Disinflation means that the rate of increase in prices will be slowing, not that prices will actually decline. For fast growing "emerging" economies such as Brazil, Russia, India, China, et al. price hikes and inflation have been a force to reckon with. With a fast-growing economy fueling consumer spending, concerns of real estate bubbles, and sharp wage rate increases have joined ramping food and energy costs to create the potential for an inflationary spiral. An inflationary (or deflationary) spiral occurs when the inflation or deflation becomes assumed by the population. By assuming prices will continue to move higher, people are incentivized to spend today to avoid tomorrow's higher prices. Of course, that rapid spending fuels those very price hikes creating a self-reinforcing cycle that is hard to break.

Brazil's interest rate decrease and rather somber comments on the global economy put yet another negative feather in the cap of those fearing a global slowdown, or worse yet, a return to a global recession. Australia had been considered possible to follow suit with their own rate reduction. However, a stronger-than-expected GDP report held off that rate reduction prospect. The world's second largest economy, China has been raising interest rates consistently over the past 2+ years in an effort to bring growth from double-digits down to 7%. Recent reports showed Chinese economic growth still over 9% despite efforts to slow it down. Thus, you would expect efforts to rein in growth to continue in China. Whether China will succeed in easing into this 7% target, or going too far, and creating the so-called "hard landiing" will matter a good deal to the global economy. We have yet to see China make any economic missteps in the decade since their economy really joined the top five global economies.

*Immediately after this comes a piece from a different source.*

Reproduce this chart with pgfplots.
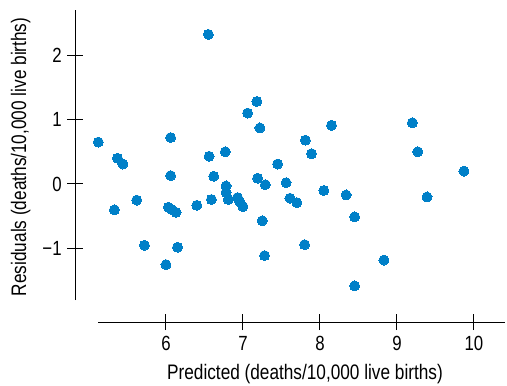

Economics is very far from an exact science, of course, and managing consumer behavior, credit conditions, asset prices, et al. such that the economy smoothly shifts from hyper-growth to more moderate growth is almost impossible. Something will go off-kilter at some point in China; no one knows when or what. In the meantime, the U.S. and Europe continue to muddle along with a mountain of concerns to deal with. Adding Brazil's less optimistic outlook to the fray was indeed unwelcome news. As always, how much of this is already reflected in stock prices is unknown. We do know that the wild and wide range of stock prices over the past 2-3 weeks indicates investors really have no idea what to expect, whether a bottom is being put in, or whether the market is just digesting the sharp early August drop in preparation for more downside pressure. Ah, September!.